Ich habe mir bei dem Termin am Montag viele Vorwürfe angehört, und Erwartungen, die mit den Menschen verbunden sind, die am Oberloh einziehen. In der Art und Weise zu pauschalieren ist nicht richtig, weil es Individuen sind. Ich glaube, es ist sinnvoll, tatsächlich auf die Menschen zu gucken, die dann auch da sind. Nicht zu sagen „ich habe das mal irgendwo gelesen, die sind alle so“. Nein, sie sind nicht alle so. Und ich glaube, wenn wir in dieser überschaubaren Einheit Menschen zusammenführen, die auch noch begleitet werden auf ihrem Weg in die Integration, dass das nahezu geräuschlos läuft. Davon bin ich überzeugt.

Deswegen wäre so ein Gespräch schon allein aus dem Grunde sinnvoll, um zu gucken: Was sind tatsächlich für Beschwerden aufgekommen? Wo gibt es Probleme? Wo müssen wir noch nachsteuern?

Sie sagten gerade, die Menschen werden auf ihrem Weg in die Integration begleitet. Wie genau werden die Familien an die Hand genommen?

Wir haben seitens des Sozialamtes eine Kollegin, die sich um diese Familien kümmert. Die, ähnlich wie auch in der Kaiserstraße, Sprechstunden anbietet, um beratend zur Seite zu stehen. Aber es haben sich auch vor Ort einige Menschen gemeldet, die sagen „Wir wollen helfen, dass die Familie im Ortsteil ankommt“. Das sind Unterstützungen bei einem Schulbesuch, Hausaufgaben, Deutsch sprechen lernen oder ähnliches. Dinge, damit man sich hier im Alltag zurechtfinden kann und ein Rüstzeug an den Kompetenzen bekommt, die man braucht, um hier über die Runden zu kommen.

Und da darf man sich auch als ehrenamtlicher Helfer bewerben?

Ja, sehr gerne einfach melden. Wir haben eine Ehrenamtsbörse.

Warum haben Sie denn die Unterkunft an der Kita Sternenzelt ausgewählt?

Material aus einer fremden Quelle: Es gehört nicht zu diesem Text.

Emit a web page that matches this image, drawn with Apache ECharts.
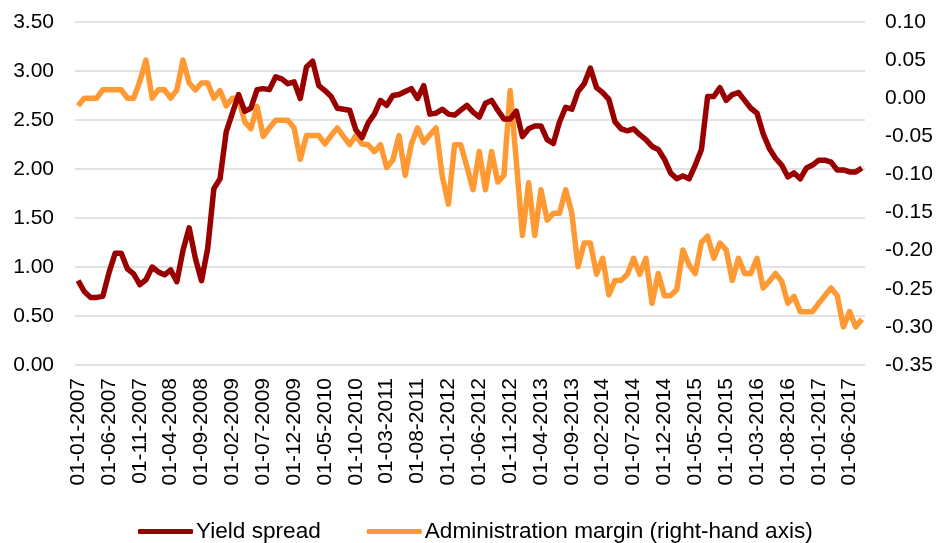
<!DOCTYPE html>
<html lang="en">
<head>
    <meta charset="UTF-8">
    <title>Yield spread and administration margin</title>
    <script src="https://cdn.jsdelivr.net/npm/echarts@6/dist/echarts.min.js"></script>
    <style>
        html, body { margin: 0; padding: 0; background: #fff; }
        #main { width: 938px; height: 543px; }
    </style>
</head>
<body>
<div id="main"></div>
<script type="text/javascript">
    // monthly, 01-01-2007 .. 01-08-2017
    var startYear = 2007;
    var monthCount = 128;
    var months = [];
    for (var i = 0; i < monthCount; i++) {
        var m = i % 12 + 1;
        var y = startYear + Math.floor(i / 12);
        months.push('01-' + (m < 10 ? '0' + m : m) + '-' + y);
    }

    var yieldSpread = [
        0.86, 0.75, 0.69, 0.69, 0.70, 0.94, 1.14, 1.14, 0.98, 0.93, 0.82, 0.87,
        1.00, 0.95, 0.92, 0.97, 0.85, 1.17, 1.40, 1.09, 0.86, 1.19, 1.80, 1.90,
        2.38, 2.57, 2.76, 2.59, 2.62, 2.81, 2.82, 2.81, 2.94, 2.92, 2.87, 2.89,
        2.72, 3.04, 3.10, 2.85, 2.80, 2.74, 2.62, 2.61, 2.60, 2.40, 2.32, 2.47,
        2.56, 2.70, 2.65, 2.75, 2.76, 2.79, 2.82, 2.72, 2.85, 2.56, 2.57, 2.61,
        2.56, 2.55, 2.60, 2.65, 2.58, 2.53, 2.67, 2.70, 2.60, 2.51, 2.51, 2.59,
        2.33, 2.41, 2.44, 2.44, 2.30, 2.26, 2.48, 2.63, 2.61, 2.79, 2.87, 3.03,
        2.83, 2.78, 2.71, 2.48, 2.41, 2.39, 2.41, 2.35, 2.30, 2.23, 2.20, 2.10,
        1.96, 1.90, 1.93, 1.90, 2.04, 2.20, 2.74, 2.74, 2.83, 2.70, 2.76, 2.78,
        2.70, 2.62, 2.57, 2.36, 2.21, 2.11, 2.04, 1.92, 1.96, 1.90, 2.01, 2.04,
        2.09, 2.09, 2.07, 1.99, 1.99, 1.97, 1.97, 2.01
    ];

    var adminMargin = [
        -0.010, 0.000, 0.000, 0.000, 0.011, 0.011, 0.011, 0.011, 0.000, 0.000, 0.022, 0.050,
        0.000, 0.011, 0.011, 0.000, 0.011, 0.050, 0.020, 0.011, 0.020, 0.020, 0.000, 0.010,
        -0.010, 0.000, 0.000, -0.031, -0.040, -0.011, -0.050, -0.039, -0.029, -0.029, -0.029, -0.039,
        -0.080, -0.049, -0.049, -0.049, -0.060, -0.049, -0.039, -0.050, -0.061, -0.049, -0.060, -0.061,
        -0.070, -0.061, -0.091, -0.081, -0.049, -0.101, -0.060, -0.039, -0.058, -0.048, -0.039, -0.102,
        -0.139, -0.061, -0.061, -0.090, -0.120, -0.070, -0.120, -0.070, -0.110, -0.101, 0.010, -0.082,
        -0.180, -0.111, -0.180, -0.120, -0.160, -0.151, -0.151, -0.120, -0.151, -0.221, -0.190, -0.190,
        -0.231, -0.210, -0.258, -0.239, -0.239, -0.231, -0.210, -0.231, -0.210, -0.269, -0.230, -0.259,
        -0.259, -0.251, -0.199, -0.219, -0.230, -0.189, -0.181, -0.210, -0.190, -0.199, -0.239, -0.210,
        -0.230, -0.230, -0.210, -0.249, -0.240, -0.230, -0.240, -0.269, -0.260, -0.280, -0.280, -0.280,
        -0.269, -0.259, -0.249, -0.259, -0.300, -0.280, -0.300, -0.290
    ];

    var font = '"Liberation Sans", Arial, sans-serif';
    var myChart = echarts.init(document.getElementById('main'));
    var option = {
        animation: false,
        textStyle: { fontFamily: font },
        grid: { left: 75, right: 73, top: 22, bottom: 178, containLabel: false },
        legend: {
            bottom: -5,
            left: 133,
            icon: 'roundRect',
            itemWidth: 55,
            itemHeight: 5,
            itemGap: 46,
            textStyle: { fontFamily: font, fontSize: 22.6, color: '#000', padding: [0, 0, 0, -2] },
            data: ['Yield spread', 'Administration margin (right-hand axis)']
        },
        xAxis: {
            type: 'category',
            data: months,
            boundaryGap: true,
            axisLine: { show: false },
            axisTick: { show: false },
            axisLabel: {
                interval: 4,
                rotate: 90,
                margin: 13,
                fontSize: 21,
                color: '#000',
                fontFamily: font
            }
        },
        yAxis: [
            {
                type: 'value',
                min: 0,
                max: 3.5,
                interval: 0.5,
                axisLine: { show: false },
                axisTick: { show: false },
                axisLabel: {
                    fontSize: 21,
                    color: '#000',
                    margin: 21,
                    fontFamily: font,
                    formatter: function (v) { return v.toFixed(2); }
                },
                splitLine: { lineStyle: { color: '#d9d9d9', width: 1.5 } }
            },
            {
                type: 'value',
                min: -0.35,
                max: 0.10,
                interval: 0.05,
                axisLine: { show: false },
                axisTick: { show: false },
                splitLine: { show: false },
                axisLabel: {
                    fontSize: 21,
                    color: '#000',
                    margin: 20,
                    fontFamily: font,
                    formatter: function (v) { return v.toFixed(2); }
                }
            }
        ],
        series: [
            {
                name: 'Yield spread',
                type: 'line',
                data: yieldSpread,
                yAxisIndex: 0,
                symbol: 'none',
                z: 3,
                lineStyle: { color: '#990000', width: 5.5, join: 'round' },
                itemStyle: { color: '#990000' }
            },
            {
                name: 'Administration margin (right-hand axis)',
                type: 'line',
                data: adminMargin,
                yAxisIndex: 1,
                symbol: 'none',
                z: 2,
                lineStyle: { color: '#FF9933', width: 5.5, join: 'round' },
                itemStyle: { color: '#FF9933' }
            }
        ]
    };
    myChart.setOption(option);
</script>
</body>
</html>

Da uns klar war, dass das an der Kaiserstraße auf Dauer nicht geht, haben wir alle möglichen Varianten in unserer Stadt geprüft. Schwelm ist die kleinste Kommune in NRW. Wir können hingehen, wo wir wollen, es sind immer Nachbarn da. Und dann müssen wir gucken: Wie können wir das schaffen, dass es die Menschen in unserer Stadt am wenigsten belastet? Da hat sich die Möglichkeit am Oberloh geboten. Das ist eine überschaubare Einheit und wir haben etwas gesucht für besonders schützenswerte Personen, Kinder und Frauen, um denen da die Möglichkeit zu einem Neustart zu geben. Da stehe ich auch nach wie vor absolut hinter.

Sie haben am Montag die Kita immer als Übergangslösung bezeichnet. Was wäre denn das langfristige Ziel?

Wir haben natürlich grundsätzlich den Wunsch, dass die Menschen, die in unseren Übergangseinrichtungen sind, später auch im Wohnungsmarkt unterkommen. Wir wollen, dass die Menschen integriert werden. Und Integration kann in solchen Einrichtungen nur schwierig stattfinden. Aber eine eigene Wohnung, in dem ich einen abgeschlossenen Bereich habe, wo ich auch Formen von Nachbarschaft leben kann, ist ganz was anderes.

Die Landesregierung will noch mehr Geflüchtete direkt auf die Städte und Gemeinde in NRW verteilen. Da ist die Rede von 1500 Geflüchteten in dieser Woche. Hat sich das für die Stadt Schwelm schon bemerkbar gemacht?

Nein, bei uns sind die Hinweise noch nicht angekommen. Diese 1500 Menschen kann man auch nicht mit einem mathematischen Schlüssel auf die Städte herunterrechnen, weil dafür unterschiedliche Faktoren eine Rolle spielen. Mehr kann man dazu jetzt nicht sagen. Ich gehe mal davon aus, dass es hier in Schwelm so eine Zahl zwischen fünf und zehn Personen sein wird. Aber das ist eben nur der Anfang. Das Land räumt die Lager, wenn man das so ein bisschen plakativ sagen will. Und die Menschen müssen ja irgendwo hin. Das ist auch eine Frage der europäischen Solidarität. Und wenn das so geregelt ist wie jetzt, haben wir das zu erledigen, so lange wir es können. Und noch können wir es.